Choctaw / Ancestral Choctaw Relevance
• The Choctaw are not named directly in the report. However, the survey area lies within the Tombigbee River valley in Choctaw and Clarke Counties—a region firmly within the documented ancestral Choctaw homeland.
• Several sites are dated to the Late Woodland and Mississippian periods, with ceramic assemblages (e.g., shell tempered wares, Alabama River Incised, Moundville Incised) consistent with early postcontact Choctaw material culture.
• Many sites are located on elevated terraces, ridgelines, and meander scars consistent with known Indigenous land-use preferences during the late precontact and early postcontact eras.
• While Alexander does not propose cultural affiliation, the location, ceramic types, and site forms strongly suggest potential ancestral Choctaw occupation or continuity.
Site Highlights:
• 1TU421: Spans Late Woodland through “Moundville III” and into the Alabama River Phase, phases with Bell Plain var. Hale, Mississippi Plain var. Warrior, Barton Incised, Alabama River Appliqué, Alabama River Incised. Presence of structural remains (possible floor and wall fall) and stratified deposits based on exposed feature and daub in river bank.
o Choctaw Relevance: Strong — ceramic assemblage and phase attribution point to protohistoric continuity, especially in a region later known to be Choctaw territory
• 1TU265, 1TU266, 1TU308, 1TU422, 1TU423: Sites include Late Woodland and Mississippian components and may contain shell tempered types, but without full ceramic inventories presented in the document, specific attribution to Alabama River phase or Moundville III is uncertain.
Data Presentation / Decolonizing Commentary
• The report uses phase-based terminology (“Moundville,” “Alabama River,” “prehistoric,” “aboriginal”) typical of the early 1980s, without cultural affiliation or tribal context.
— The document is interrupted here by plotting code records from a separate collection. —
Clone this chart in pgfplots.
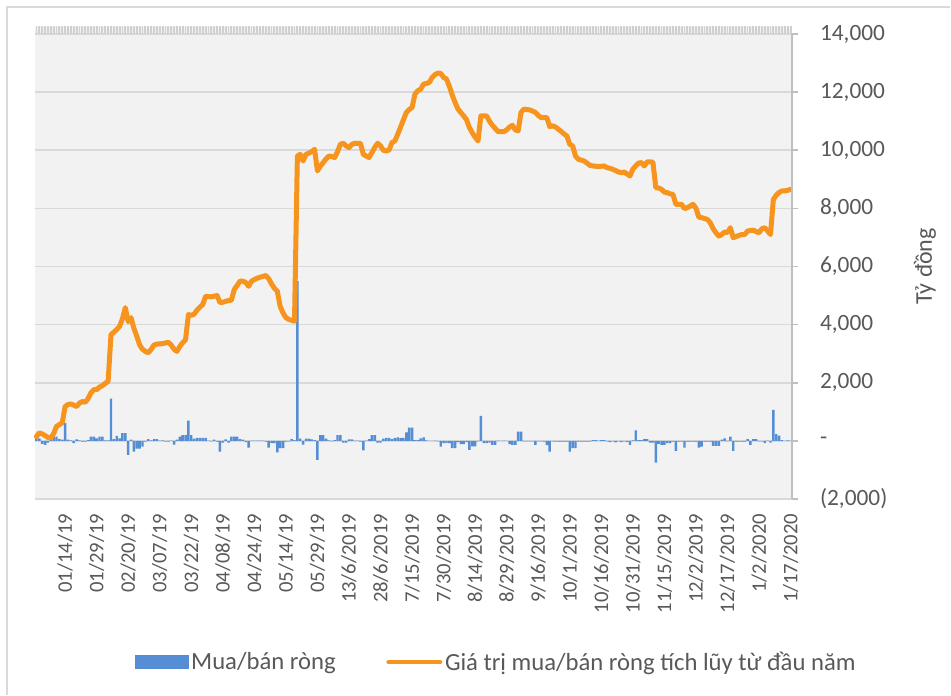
\documentclass[border=0pt]{standalone}
\usepackage{pgfplots}
\pgfplotsset{compat=1.18}
\usepackage{pgfplotstable}
\usepackage{fontspec}
\setmainfont{Carlito}
\definecolor{plotbg}{HTML}{F2F2F2}
\definecolor{gridgray}{HTML}{D9D9D9}
\definecolor{tickgray}{HTML}{D0D0D0}
\definecolor{axisgray}{HTML}{BFBFBF}
\definecolor{textgray}{HTML}{595959}
\definecolor{barblue}{HTML}{558ED5}
\definecolor{lineorange}{HTML}{F7941D}
\pgfplotstableread{
i b c
0 90 150
1 90 275
2 -100 240
3 -140 180
4 -60 120
5 30 100
6 150 250
7 150 500
8 60 560
9 40 620
10 610 1180
11 40 1250
12 20 1270
13 -80 1230
14 50 1180
15 20 1300
16 -30 1355
17 -30 1330
18 30 1450
19 150 1650
20 150 1760
21 90 1760
22 150 1850
23 150 1900
24 20 1980
25 20 2045
26 1450 3655
27 60 3740
28 170 3830
29 90 3940
30 265 4200
31 265 4585
32 -480 4100
33 40 4240
34 -370 3870
35 -270 3600
36 -270 3300
37 -200 3150
38 -30 3080
39 60 3030
40 20 3150
41 60 3300
42 60 3330
43 10 3340
44 20 3345
45 -30 3370
46 -30 3390
47 10 3300
48 -130 3150
49 40 3080
50 150 3250
51 200 3380
52 200 3480
53 700 4345
54 200 4320
55 80 4360
56 100 4500
57 100 4600
58 100 4690
59 100 4975
60 10 4965
61 -20 4955
62 40 4980
63 -30 5000
64 -370 4760
65 -60 4770
66 50 4800
67 -60 4830
68 150 4840
69 150 5210
70 150 5350
71 60 5495
72 40 5495
73 -40 5450
74 -230 5320
75 10 5495
76 10 5550
77 10 5600
78 10 5630
79 10 5660
80 -30 5690
81 -230 5580
82 -80 5400
83 -80 5250
84 -400 5150
85 -250 4630
86 -250 4400
87 -30 4240
88 -20 4180
89 60 4150
90 30 4115
91 5500 9800
92 80 9860
93 -130 9630
94 80 9860
95 80 9900
96 50 9950
97 30 10035
98 -650 9290
99 200 9450
100 200 9575
101 80 9700
102 20 9800
103 -20 9780
104 30 9750
105 200 9950
106 200 10205
107 -60 10240
108 -60 10150
109 50 10090
110 50 10200
111 10 10240
112 10 10240
113 -30 10240
114 -330 9860
115 10 9800
116 60 9750
117 200 9920
118 200 10100
119 -60 10240
120 -60 10150
121 80 10000
122 100 9975
123 100 10010
124 60 10265
125 100 10320
126 120 10550
127 100 10800
128 100 11050
129 290 11300
130 460 11400
131 460 11470
132 30 11930
133 30 12050
134 90 12100
135 120 12275
136 20 12300
137 0 12330
138 0 12505
139 10 12600
140 -20 12655
141 -200 12645
142 -80 12505
143 -80 12450
144 -80 12200
145 -250 11900
146 -250 11645
147 -40 11420
148 -110 11300
149 -110 11180
150 -40 11050
151 -310 10780
152 -190 10600
153 -190 10450
154 -20 10320
155 860 11180
156 -80 11180
157 -80 11180
158 -60 11000
159 -140 10860
160 -140 10750
161 10 10640
162 0 10640
163 10 10640
164 0 10700
165 -110 10800
166 -140 10860
167 -140 10700
168 320 10670
169 320 11300
170 -20 11415
171 -20 11400
172 -20 11390
173 -20 11350
174 -140 11300
175 -20 11200
176 -20 11125
177 -30 11125
178 -150 11125
179 -370 10815
180 -20 10840
181 -30 10800
182 -30 10725
183 -30 10650
184 -30 10560
185 -30 10490
186 -370 10200
187 -250 10150
188 -250 9800
189 -30 9690
190 -30 9660
191 -30 9630
192 -30 9560
193 -30 9480
194 30 9460
195 30 9450
196 10 9440
197 30 9450
198 30 9460
199 -20 9400
200 -40 9380
201 -20 9345
202 -50 9300
203 -20 9250
204 -40 9230
205 -20 9250
206 -40 9180
207 -140 9115
208 20 9350
209 360 9460
210 30 9560
211 30 9575
212 60 9460
213 60 9600
214 -60 9600
215 -60 9590
216 -750 8710
217 -100 8700
218 -140 8655
219 -140 8560
220 -80 8540
221 -80 8500
222 -30 8480
223 -345 8140
224 -30 8140
225 -30 8140
226 -230 7990
227 -30 8025
228 -30 8080
229 -30 8140
230 -30 8000
231 -230 7700
232 -200 7680
233 -30 7650
234 -30 7620
235 -30 7505
236 -170 7300
237 -170 7160
238 -170 7045
239 40 7100
240 90 7185
241 -20 7170
242 150 7335
243 -345 6990
244 -30 7030
245 -30 7070
246 -30 7100
247 -30 7100
248 60 7220
249 -140 7240
250 60 7250
251 60 7200
252 -20 7160
253 -20 7300
254 -80 7335
255 10 7220
256 -60 7100
257 1070 8310
258 230 8450
259 180 8550
260 30 8600
261 0 8600
262 20 8620
263 10 8655
}\data
\begin{document}
\begin{tikzpicture}
\path[use as bounding box] (-26.25pt,-147.75pt) rectangle (687pt,374.25pt);
\fill[white] (-26.25pt,-147.75pt) rectangle (687pt,374.25pt);
\draw[gridgray, line width=1.5pt] (686pt,369pt) -- (-21pt,369pt) -- (-21pt,-147pt);
\fill[plotbg] (0pt,0pt) rectangle (567.75pt,354pt);
\begin{axis}[
  at={(0pt,0pt)}, anchor=south west,
  scale only axis, width=567.75pt, height=348.75pt,
  xmin=-0.5, xmax=263.5, ymin=-2000, ymax=14000,
  scaled y ticks=false,
  axis line style={draw=none},
  xtick={10,21,...,263},
  xticklabels={01/14/19,01/29/19,02/20/19,03/07/19,03/22/19,04/08/19,04/24/19,05/14/19,05/29/19,13/6/2019,28/6/2019,7/15/2019,7/30/2019,8/14/2019,8/29/2019,9/16/2019,10/1/2019,10/16/2019,10/31/2019,11/15/2019,12/2/2019,12/17/2019,1/2/2020,1/17/2020},
  minor xtick={0,...,263},
  xtick pos=right, xticklabel pos=left,
  ytick={-2000,0,2000,4000,6000,8000,10000,12000,14000},
  yticklabels={{(2,000)},{-},{2,000},{4,000},{6,000},{8,000},{10,000},{12,000},{14,000}},
  ytick pos=right, yticklabel pos=right,
  tick align=outside,
  major x tick style={draw=none},
  minor x tick style={draw=tickgray, line width=1.4pt},
  major y tick style={draw=axisgray, line width=1.2pt},
  minor tick length=6pt,
  major tick length=4.5pt,
  ymajorgrids,
  grid style={gridgray, line width=1.3pt},
  tick label style={text=textgray},
  xticklabel style={font=\fontsize{15.5}{18}\selectfont, yshift=-3pt, rotate=90, anchor=east},
  yticklabel style={font=\fontsize{17.5}{20}\selectfont, anchor=west, xshift=13pt},
  ylabel={Tỷ đồng},
  every axis y label/.style={at={(rel axis cs:1,0.5)}, xshift=99.75pt, rotate=90, anchor=center, font=\fontsize{18}{21}\selectfont, text=textgray},
  legend columns=2,
  legend style={at={(0.132,-0.3505)}, anchor=west, draw=none, fill=none, inner sep=0pt,
    font=\fontsize{18.5}{21}\selectfont, text=textgray,
    /tikz/every even column/.append style={column sep=36pt}},
  legend cell align=left,
  clip=false,
]
\addplot[ybar, bar width=0.85, bar shift=0pt, fill=barblue, draw=none,
  legend image code/.code={\fill[barblue] (0pt,-5pt) rectangle (40pt,5pt);}]
  table[x=i, y=b] {\data};
\addlegendentry{Mua/bán ròng}
\addplot[lineorange, line width=3.75pt, line join=round, line cap=round, mark=none,
  legend image code/.code={\draw[lineorange, line width=3pt, line cap=round] (0pt,0pt) -- (39pt,0pt);}]
  table[x=i, y=c] {\data};
\addlegendentry{Giá trị mua/bán ròng tích lũy từ đầu năm}
\end{axis}
\draw[axisgray, line width=1.2pt] (567.75pt,0pt) -- (567.75pt,348.75pt);
\end{tikzpicture}
\end{document}
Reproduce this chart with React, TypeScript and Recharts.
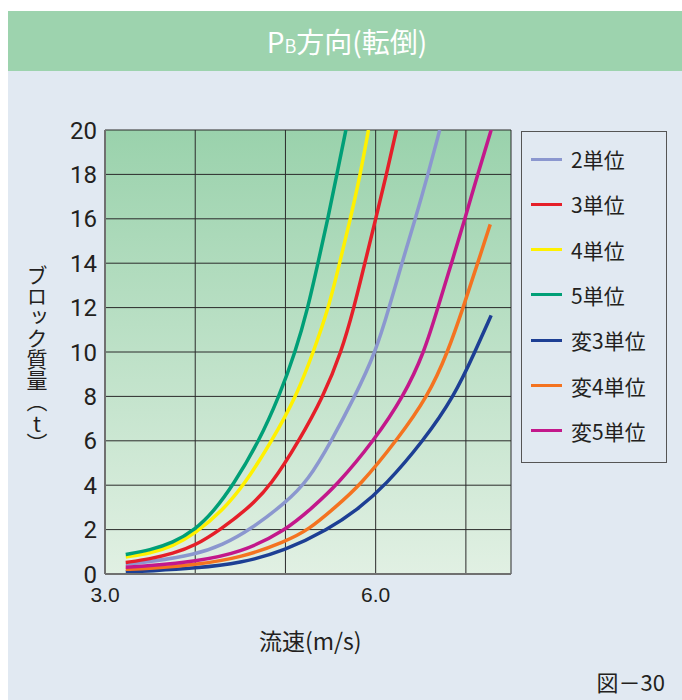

• The work is careful and methodical, but the absence of descendant perspectives or tribal consultation is a limitation.
• A decolonizing reading would:
o Reassess these sites within the framework of Choctaw historical geography, particularly those in Choctaw County with shell tempered ceramics and riverine farmstead characteristics.
o Emphasize the importance of documenting ancestral Indigenous land use along the Tombigbee corridor, especially as it relates to federal project areas and land disturbance.
o Suggest tribal review and potential reclassification of key sites under NAGPRA or NHPA Section 106 if revisited.
CRM Utility Assessment: Highly useful for CRM in Choctaw County and the broader Tombigbee Valley.
• Provides a valuable baseline inventory of Indigenous sites in an area with historically documented Choctaw connections.
• Site data is useful for evaluating: shell tempered ceramic distributions, site types along riverine margins, vulnerable cultural resources in floodpool zones.
• Recommendation: Use this report to support predictive modeling and reassessment of ancestral Choctaw sites in future compliance work.